Kenseth Armstead’s EAF15 project, Master Work: Astoria Houses, Building 24, exists to challenge viewer perspectives and visually bridge the gap between the neighborhood’s public housing and luxury condominiums.

There are 23 buildings in the Astoria houses complex built in 1951. Twenty-two of them are six to seven-story residential buildings along the Astoria waterfront intended to provide families and individuals with an affordable housing option. According to NYC Housing Authority’s website, there are currently approximately 3,135 residents in the Astoria housing complex.

The title Master Work: Astoria Houses, Building 24 comes, in part, from Armstead’s research and past work on the African-American experience during the American Revolution. His research led to a series of work called Farther Land begun in 2014. The series explores the perspective of African-Americans during the Revolution using metal, tar, and feathers to reflect on the historically ironic position of slave as “freedom fighter.” In these works, Armstead draws on the multiple meanings of “master,” often used in reference to the founding fathers not only as “master craftsmen” but also as slave-holding “masters” and, no less poignantly, the role an architect can play as utopian “master,” engineering our public spaces.

“I wanted to make something that would tie together the community and the park,” Armstead says, “because anyone within a stone’s throw of the park uses it.” He has been visiting Socrates since the early ‘90s and witnessed the many developments that have taken place along the western Queens waterfront firsthand.

Standing in the park recently, he became curious about the few local buildings that can be seen from inside it. Most prominently there are the newly constructed East River Tower and The Astoria Houses. Only one of the two is described, via its public website, as a “contemporary sculpture.” Reviewing the websites of local businesses and cultural centers there are no references to Astoria Houses as a neighborhood feature. This omission felt odd to him. Master Work is a two-fifths scale version of one of the Astoria Houses towers, offered as a “contemporary sculpture” to the community and as an entry point to new ideas about public housing and the complexity of the lives of the individuals who live in it.

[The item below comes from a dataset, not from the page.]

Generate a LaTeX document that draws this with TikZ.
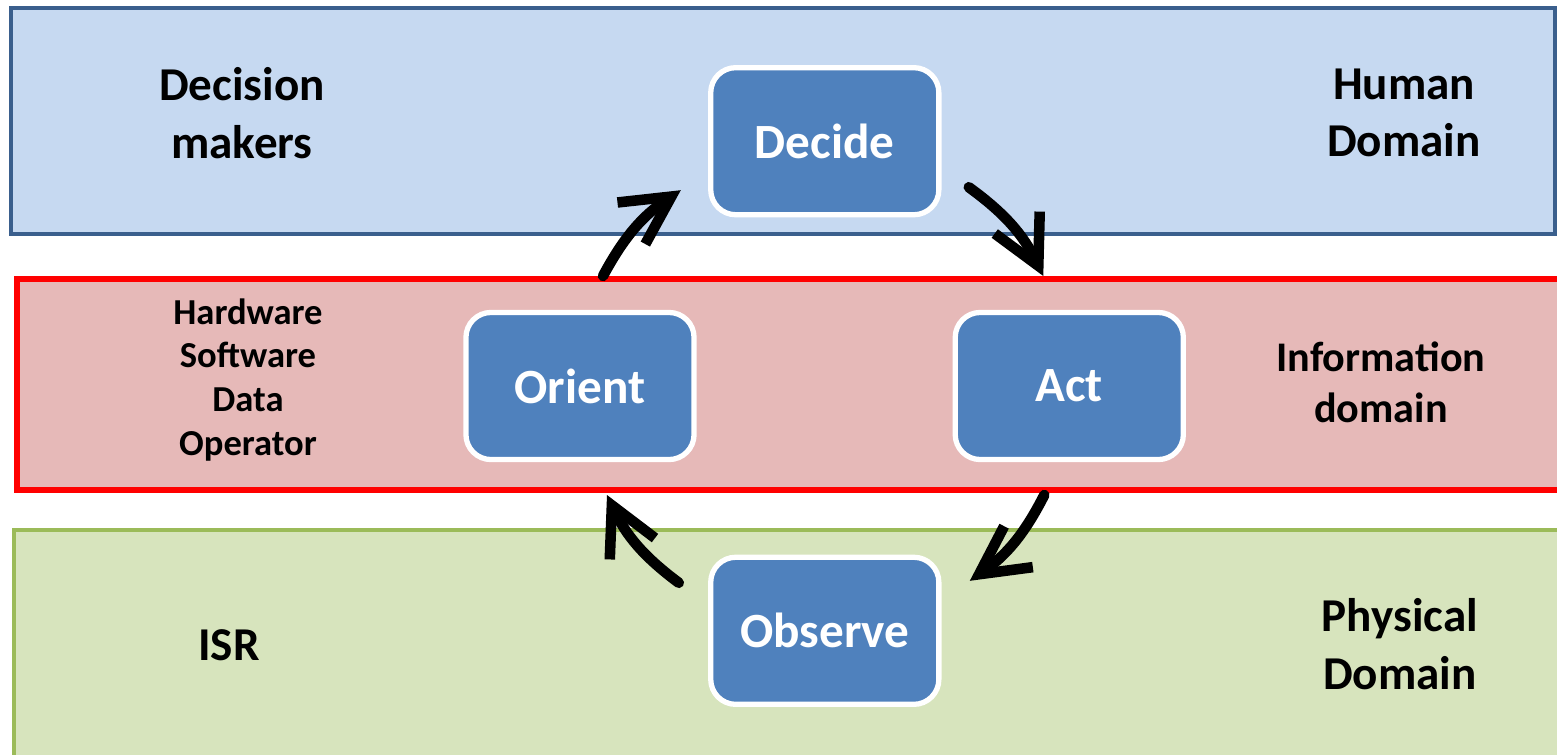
\documentclass[tikz,border=0pt]{standalone}
\usepackage{fontspec}
\setmainfont{Carlito}
\usetikzlibrary{arrows.meta}
\definecolor{humanfill}{HTML}{C6D9F1}
\definecolor{humanline}{HTML}{3A5F8D}
\definecolor{infofill}{HTML}{E6B9B8}
\definecolor{infoline}{HTML}{FF0000}
\definecolor{physfill}{HTML}{D7E4BD}
\definecolor{physline}{HTML}{9BBB59}
\definecolor{stageblue}{HTML}{4F81BD}
\begin{document}
\begin{tikzpicture}[
  x=0.01cm, y=-0.01cm,
  layerband/.style={line width=1.3pt},
  stage/.style={rectangle, rounded corners=0.25cm, draw=white, line width=1.5pt, fill=stageblue, text=white, minimum width=2.28cm, minimum height=1.47cm, font=\fontsize{14}{17}\selectfont\bfseries},
  domlabel/.style={align=center, font=\fontsize{13.4}{16.4}\selectfont\bfseries},
  loopline/.style={-{Straight Barb[length=4.8mm,width=5mm]}, line width=3pt, line cap=round, line join=round},
  node distance=3.46cm
]
\useasboundingbox (0,0) rectangle (1557,754);
\draw[layerband, draw=humanline, fill=humanfill] (11,8) rectangle (1555,234);
\draw[layerband, line width=1.7pt, draw=infoline, fill=infofill] (17,279) rectangle (1580,490);
\draw[layerband, draw=physline, fill=physfill] (14,530) rectangle (1580,780);

\node[domlabel] (makers) at (242,113) {Decision\\makers};
\node[domlabel] (human) at (1404,113) {Human\\Domain};
\node[domlabel, font=\fontsize{10.4}{12.5}\selectfont\bfseries] (layers) at (248,380) {Hardware\\Software\\Data\\Operator};
\node[domlabel, font=\fontsize{12}{14.5}\selectfont\bfseries] (info) at (1381,382) {Information\\domain};
\node[domlabel] (isr) at (229,645) {ISR};
\node[domlabel] (physical) at (1400,644) {Physical\\Domain};

\node[stage] (orient) at (580,386) {Orient};
\node[stage, right of=orient, node distance=4.89cm] (act) {Act};
\node[stage, above right of=orient] (decide) {Decide};
\node[stage, below right of=orient] (observe) {Observe};

\draw[loopline] ([shift={(23,-110)}]orient.center) to[bend left=14] ([shift={(-144,49)}]decide.center);
\draw[loopline] ([shift={(144,46)}]decide.center) to[bend left=14] ([shift={(-26,-110)}]act.center);
\draw[loopline] ([shift={(-25,109)}]act.center) to[bend left=14] ([shift={(145,-50)}]observe.center);
\draw[loopline] ([shift={(-146,-48)}]observe.center) to[bend left=14] ([shift={(27,109)}]orient.center);
\end{tikzpicture}
\end{document}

Armstead is a Queens native, but his perspective on public housing was altered when he lived in public housing in Washington DC, after his parent’s divorced. “We needed a place to stay,” he says of the time. “My mom, like many single mothers statistically, had much less income after the divorce and needed an affordable solution.” She had two sons at the time. After living in public housing for almost two years they moved on. “But that’s not the case for everyone,” Armstead says. Master Work questions the way we would perceive him if he and his family had stayed. The sculpture questions the value we place on people based on geography, ethnicity, and perceived status symbols. It asks, in the 21st century, is there a place for public housing as a neighborhood highlight? These issues aren’t answered or resolved by Armstead’s work. “I can’t make a sculpture that will engage all the people who live in the Astoria Houses,” Armstead says, “but I can make a lens through which people could view it differently.”

During the EAF exhibition, Armstead will be giving “Artists on Art” talks on the legacy of Frederic Church and the Hudson River School painters at Olana NY State Historic Site during its critically acclaimed Rivers Crossings exhibition.

Earlier this month, he gave an “Artist Response/Performance” at the Newark Museum through a collaboration with Gallery Aferro’s residency program.